Baker has always enjoyed the creative outlet that woodworking has given him. He still has his first project - a wooden train car he built in his basement the winter he was 13. The results inspired him to build two more over the next two winters - all by hand with no power tools. He also built 285 feet of track in the yard to run the trains on.

"I was trying to fulfill my fantasy of having a backyard railroad," he said. "I was a railroad buff and I liked trains. When the folks would go to town, I went down and made friends with the railroad crews and rode switch engines in the freight yards."

That fascination with trains has stayed with him his entire life. Baker recently completed a train track that circles the shop in his back yard in Alexandria. His hand-crafted railroad now includes four cars, a track and a working engine. He even installed the electrical components in the train's engine.

But Baker's hobby has expanded far beyond trains. He also makes benches, tables, chairs, gun cabinets, shelves, sleds, birdhouses, doghouses, railroad cars, train tracks, decks, porches, bridges - and anything else that can be made out of wood.

"You don't want to be here 'til tomorrow, do you?" he questioned as he tried to list his numerous woodworking accomplishments.

He even built the building in which he builds all his projects - all the way from the concrete slab to the shingles, with help from his wife, Ruth. He also designed and built a "tramway" to transport the shingles to the roof, so he didn't have to carry them up a ladder.

Baker spends up to four hours a day in his wood shop, which is a testament to his attention to detail and organization. Almost every kind of wood imaginable, much of it salvaged from demolition and construction projects, is stacked in neat piles from floor to ceiling.

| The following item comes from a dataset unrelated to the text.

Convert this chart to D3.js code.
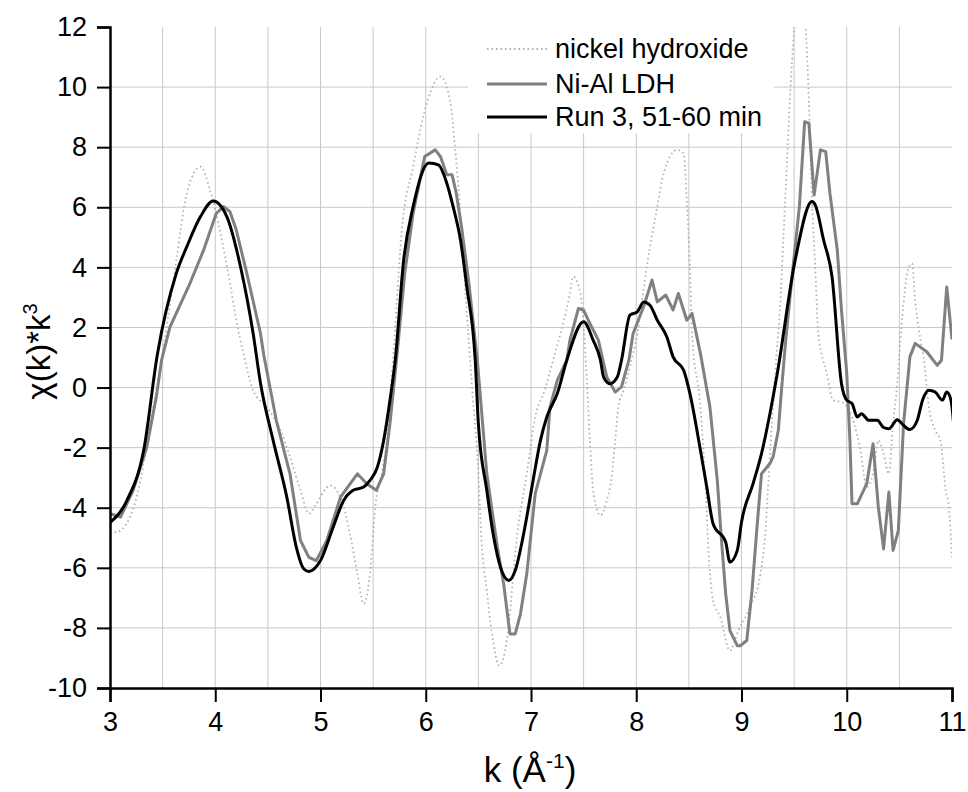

His latest creative endeavor is making round birdhouses and benches, using patterns he designed. On each item, he carves the date on which it was finished, numbers it sequentially and marks it on a calendar. To date, he has made 50 benches and about 1,500 birdhouses and birdfeeders.

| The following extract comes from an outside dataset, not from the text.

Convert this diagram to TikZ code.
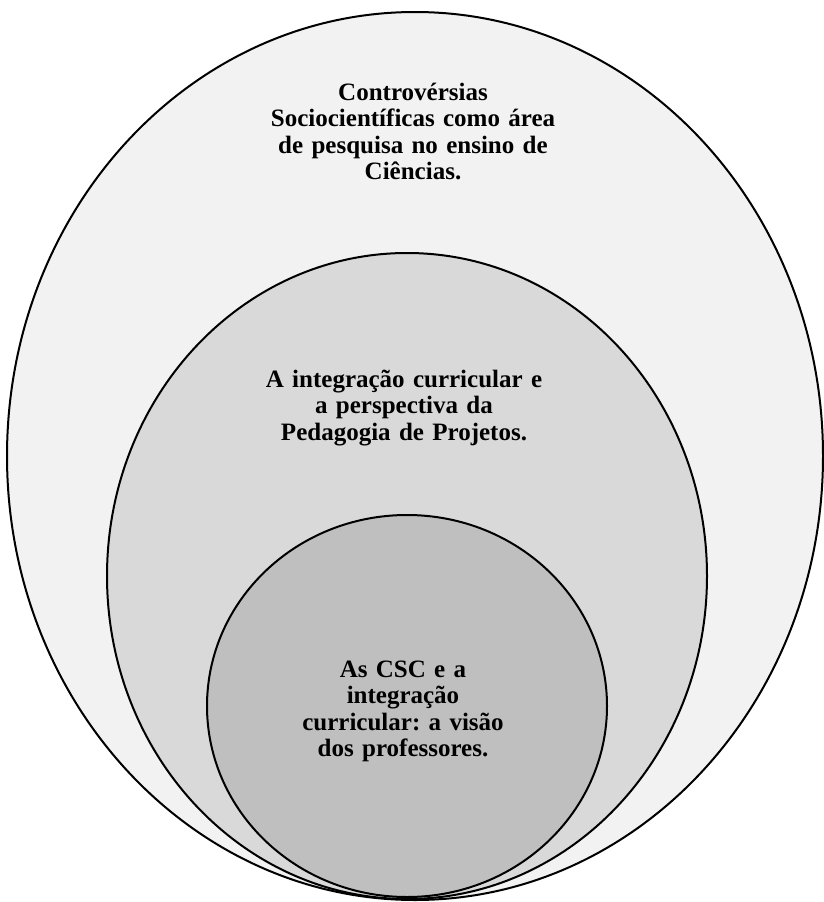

"I never went to one minute of woodworking school," Baker said of how he learned to make such unique wood products. "This is all self-education through trial and error and imagination. They're all my own design, all off the top of my head."

But if you ask Baker what he's most proud of, he has a hard time coming up with an answer.

"I put a lot of work into it, but I won't admit to being proud of anything," he said. "I don't try and invite notoriety. This is just a hobby.

"I feel my life is very satisfying," he concluded. "This is something I've done all my life and I enjoy it."